#### [TASK BRIEF]
Scan the records below for the line containing "Convert this chart to Apache ECharts code." and the line containing "function zip(a, b)". Copy both, plus every line between, exactly.
── EXERCISE MATERIAL ──
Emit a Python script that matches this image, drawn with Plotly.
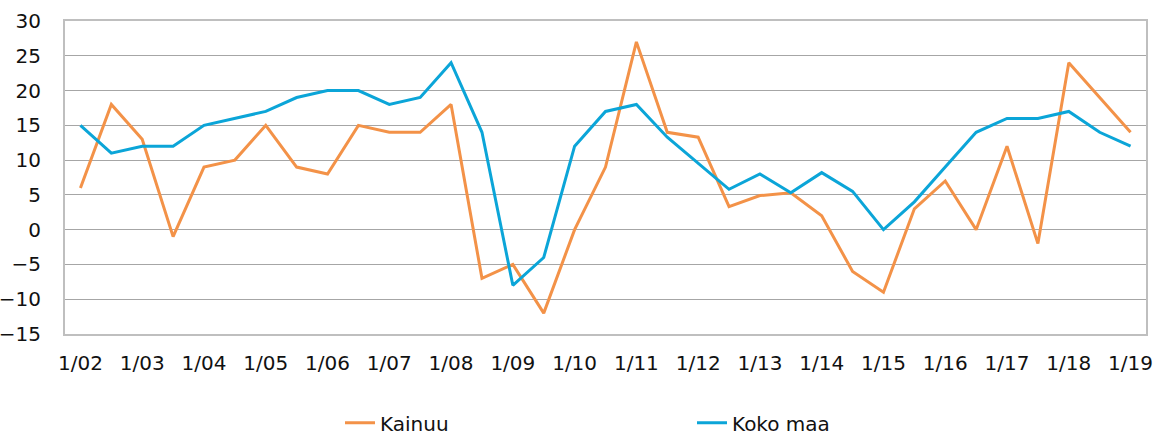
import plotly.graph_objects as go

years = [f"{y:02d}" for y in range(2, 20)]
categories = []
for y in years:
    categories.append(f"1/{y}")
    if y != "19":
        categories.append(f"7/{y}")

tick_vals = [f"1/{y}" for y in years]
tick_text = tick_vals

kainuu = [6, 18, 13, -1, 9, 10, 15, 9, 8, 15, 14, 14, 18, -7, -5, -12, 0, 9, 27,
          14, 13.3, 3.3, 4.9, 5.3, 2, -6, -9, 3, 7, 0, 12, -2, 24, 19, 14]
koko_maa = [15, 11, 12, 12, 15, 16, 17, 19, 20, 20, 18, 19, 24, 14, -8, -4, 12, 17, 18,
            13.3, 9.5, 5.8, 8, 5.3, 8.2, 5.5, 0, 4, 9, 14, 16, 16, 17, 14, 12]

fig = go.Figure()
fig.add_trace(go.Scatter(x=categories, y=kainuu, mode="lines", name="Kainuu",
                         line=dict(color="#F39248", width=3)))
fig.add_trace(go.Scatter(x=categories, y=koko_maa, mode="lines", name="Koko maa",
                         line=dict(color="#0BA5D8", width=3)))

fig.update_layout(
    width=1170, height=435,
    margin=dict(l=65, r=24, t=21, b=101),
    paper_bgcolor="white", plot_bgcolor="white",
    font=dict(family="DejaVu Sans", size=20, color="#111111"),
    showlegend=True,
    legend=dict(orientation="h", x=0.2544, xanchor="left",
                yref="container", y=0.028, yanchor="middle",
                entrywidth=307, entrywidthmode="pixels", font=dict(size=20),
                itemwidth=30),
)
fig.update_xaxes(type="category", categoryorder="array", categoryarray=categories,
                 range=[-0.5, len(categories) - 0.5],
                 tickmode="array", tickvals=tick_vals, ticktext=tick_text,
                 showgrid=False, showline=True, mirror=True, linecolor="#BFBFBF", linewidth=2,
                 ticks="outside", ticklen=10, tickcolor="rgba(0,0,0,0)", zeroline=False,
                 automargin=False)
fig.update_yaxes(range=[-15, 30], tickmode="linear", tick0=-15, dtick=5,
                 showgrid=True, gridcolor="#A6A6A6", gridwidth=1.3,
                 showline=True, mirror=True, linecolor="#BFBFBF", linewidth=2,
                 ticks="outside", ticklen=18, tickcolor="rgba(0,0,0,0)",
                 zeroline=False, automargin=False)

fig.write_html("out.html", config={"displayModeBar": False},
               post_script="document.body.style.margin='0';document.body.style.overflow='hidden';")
───
── EXERCISE MATERIAL ──
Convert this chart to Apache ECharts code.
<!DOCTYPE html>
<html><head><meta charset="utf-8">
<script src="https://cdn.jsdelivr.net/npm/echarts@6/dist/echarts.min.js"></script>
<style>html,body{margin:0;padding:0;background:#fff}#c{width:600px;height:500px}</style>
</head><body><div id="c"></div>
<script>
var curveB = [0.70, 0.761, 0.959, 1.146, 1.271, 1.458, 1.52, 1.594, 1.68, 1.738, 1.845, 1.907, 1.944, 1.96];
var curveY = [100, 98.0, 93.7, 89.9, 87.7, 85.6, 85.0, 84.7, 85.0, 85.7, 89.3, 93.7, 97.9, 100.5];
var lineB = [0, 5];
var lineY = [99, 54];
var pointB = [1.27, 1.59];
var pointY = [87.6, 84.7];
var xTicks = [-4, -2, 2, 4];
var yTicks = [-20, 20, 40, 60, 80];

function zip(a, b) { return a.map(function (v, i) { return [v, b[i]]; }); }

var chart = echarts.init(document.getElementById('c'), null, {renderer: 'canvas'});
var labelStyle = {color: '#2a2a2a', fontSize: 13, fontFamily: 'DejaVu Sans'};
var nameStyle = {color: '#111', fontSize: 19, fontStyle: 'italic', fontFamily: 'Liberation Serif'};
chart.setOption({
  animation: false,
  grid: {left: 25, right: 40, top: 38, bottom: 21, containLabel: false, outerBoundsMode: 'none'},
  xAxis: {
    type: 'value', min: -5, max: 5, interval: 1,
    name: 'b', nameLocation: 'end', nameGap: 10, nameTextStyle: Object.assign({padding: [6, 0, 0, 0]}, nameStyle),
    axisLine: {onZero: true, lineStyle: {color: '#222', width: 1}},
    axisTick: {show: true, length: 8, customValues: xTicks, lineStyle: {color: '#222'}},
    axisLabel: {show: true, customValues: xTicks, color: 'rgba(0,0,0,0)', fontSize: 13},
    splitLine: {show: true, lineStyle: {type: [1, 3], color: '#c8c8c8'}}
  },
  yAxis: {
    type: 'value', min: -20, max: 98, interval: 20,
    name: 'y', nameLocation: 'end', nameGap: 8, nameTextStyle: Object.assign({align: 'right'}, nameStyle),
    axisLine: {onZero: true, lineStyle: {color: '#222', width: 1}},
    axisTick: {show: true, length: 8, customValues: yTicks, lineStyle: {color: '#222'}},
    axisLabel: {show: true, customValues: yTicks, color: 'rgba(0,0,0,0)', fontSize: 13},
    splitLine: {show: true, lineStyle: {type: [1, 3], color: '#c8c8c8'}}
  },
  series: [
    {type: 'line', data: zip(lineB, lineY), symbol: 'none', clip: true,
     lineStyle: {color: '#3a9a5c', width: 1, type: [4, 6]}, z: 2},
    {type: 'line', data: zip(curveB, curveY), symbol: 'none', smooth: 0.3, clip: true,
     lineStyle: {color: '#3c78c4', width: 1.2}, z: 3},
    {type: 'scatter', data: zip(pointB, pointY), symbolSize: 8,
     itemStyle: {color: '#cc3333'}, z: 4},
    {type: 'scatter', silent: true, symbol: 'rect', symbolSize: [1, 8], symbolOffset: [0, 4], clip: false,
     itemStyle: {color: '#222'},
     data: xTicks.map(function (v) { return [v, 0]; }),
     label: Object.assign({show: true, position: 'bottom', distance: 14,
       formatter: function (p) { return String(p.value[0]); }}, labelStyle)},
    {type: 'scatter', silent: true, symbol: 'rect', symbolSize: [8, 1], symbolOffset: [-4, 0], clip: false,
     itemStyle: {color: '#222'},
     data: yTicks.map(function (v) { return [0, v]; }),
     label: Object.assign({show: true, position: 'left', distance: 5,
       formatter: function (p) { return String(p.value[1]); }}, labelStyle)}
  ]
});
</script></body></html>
───
#### [RESULT FOR THIS EXERCISE]
Convert this chart to Apache ECharts code.
<!DOCTYPE html>
<html><head><meta charset="utf-8">
<script src="https://cdn.jsdelivr.net/npm/echarts@6/dist/echarts.min.js"></script>
<style>html,body{margin:0;padding:0;background:#fff}#c{width:600px;height:500px}</style>
</head><body><div id="c"></div>
<script>
var curveB = [0.70, 0.761, 0.959, 1.146, 1.271, 1.458, 1.52, 1.594, 1.68, 1.738, 1.845, 1.907, 1.944, 1.96];
var curveY = [100, 98.0, 93.7, 89.9, 87.7, 85.6, 85.0, 84.7, 85.0, 85.7, 89.3, 93.7, 97.9, 100.5];
var lineB = [0, 5];
var lineY = [99, 54];
var pointB = [1.27, 1.59];
var pointY = [87.6, 84.7];
var xTicks = [-4, -2, 2, 4];
var yTicks = [-20, 20, 40, 60, 80];

function zip(a, b) { return a.map(function (v, i) { return [v, b[i]]; }); }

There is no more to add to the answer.